DATA LINES

★ ★ ★ ★

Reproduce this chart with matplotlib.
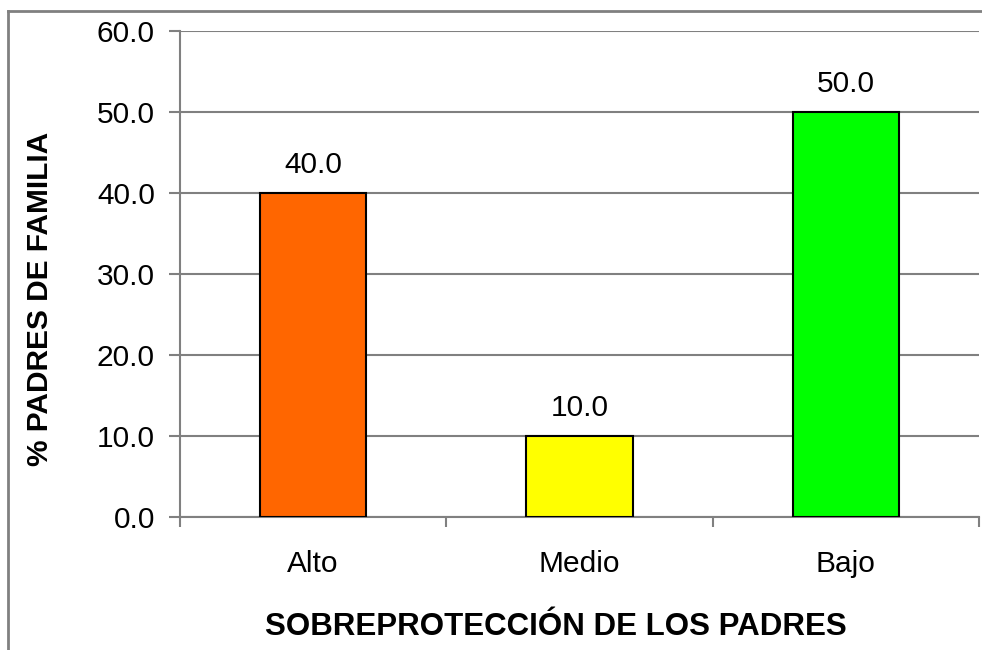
import numpy as np
import matplotlib.pyplot as plt
from matplotlib.lines import Line2D

# datos
categorias = ['Alto', 'Medio', 'Bajo']
porcentajes = [40.0, 10.0, 50.0]
colores = ['#FF6600', '#FFFF00', '#00FF00']

plt.rcParams['font.family'] = ['Liberation Sans', 'DejaVu Sans']

fig = plt.figure(figsize=(9.82, 6.5), dpi=100)
ax = fig.add_axes([180 / 982, 1 - 517 / 650, 799 / 982, 486 / 650])

x = np.arange(len(categorias))
barras = ax.bar(x, porcentajes, width=0.4, color=colores, edgecolor='black', linewidth=1.5, zorder=3)

# etiquetas de valores
for b, v in zip(barras, porcentajes):
    ax.annotate(f'{v:.1f}', (b.get_x() + b.get_width() / 2, v), xytext=(0, 10),
                textcoords='offset points', ha='center', va='bottom', fontsize=21.5)

ax.set_xlim(-0.5, 2.5)
ax.set_ylim(0, 60)
ax.set_yticks(np.arange(0, 61, 10))
ax.set_yticklabels([f'{t:.1f}' for t in np.arange(0, 61, 10)], fontsize=21.5)
ax.set_xticks(x)
ax.set_xticklabels(categorias, fontsize=21.5)
ax.tick_params(axis='x', length=0, pad=24)
ax.set_xticks([-0.5, 0.5, 1.5, 2.5], minor=True)
ax.tick_params(axis='x', which='minor', length=7.5, width=1.5, color='#808080', direction='out')
ax.tick_params(axis='y', length=8, width=1.5, color='#808080', direction='out', pad=10)

ax.grid(axis='y', color='#808080', linewidth=1.5, zorder=0)
for s in ['top', 'right']:
    ax.spines[s].set_visible(False)
for s in ['left', 'bottom']:
    ax.spines[s].set_color('#808080')
    ax.spines[s].set_linewidth(1.5)

ax.set_xlabel('SOBREPROTECCIÓN DE LOS PADRES', fontsize=22.5, fontweight='bold', va='center')
ax.set_ylabel('% PADRES DE FAMILIA', fontsize=21.5, fontweight='bold', va='center')
ax.xaxis.set_label_coords((556 - 180) / 799, (517 - 627) / 486)
ax.yaxis.set_label_coords((40 - 180) / 799, (517 - 299) / 486)

# borde del gráfico
fig.add_artist(Line2D([8 / 982, 8 / 982], [0, 1 - 11 / 650], color='#808080', linewidth=2))
fig.add_artist(Line2D([8 / 982, 1], [1 - 11 / 650, 1 - 11 / 650], color='#808080', linewidth=2))

fig.savefig('out.png', dpi=100)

★ ★ ★ ★

Restate only the lines running from the start of the material above through the line containing "ha='center', va='bottom', fontsize=21.5)", ends included. No pictures.

Reproduce this chart with matplotlib.
import numpy as np
import matplotlib.pyplot as plt
from matplotlib.lines import Line2D

# datos
categorias = ['Alto', 'Medio', 'Bajo']
porcentajes = [40.0, 10.0, 50.0]
colores = ['#FF6600', '#FFFF00', '#00FF00']

plt.rcParams['font.family'] = ['Liberation Sans', 'DejaVu Sans']

fig = plt.figure(figsize=(9.82, 6.5), dpi=100)
ax = fig.add_axes([180 / 982, 1 - 517 / 650, 799 / 982, 486 / 650])

x = np.arange(len(categorias))
barras = ax.bar(x, porcentajes, width=0.4, color=colores, edgecolor='black', linewidth=1.5, zorder=3)

# etiquetas de valores
for b, v in zip(barras, porcentajes):
    ax.annotate(f'{v:.1f}', (b.get_x() + b.get_width() / 2, v), xytext=(0, 10),
                textcoords='offset points', ha='center', va='bottom', fontsize=21.5)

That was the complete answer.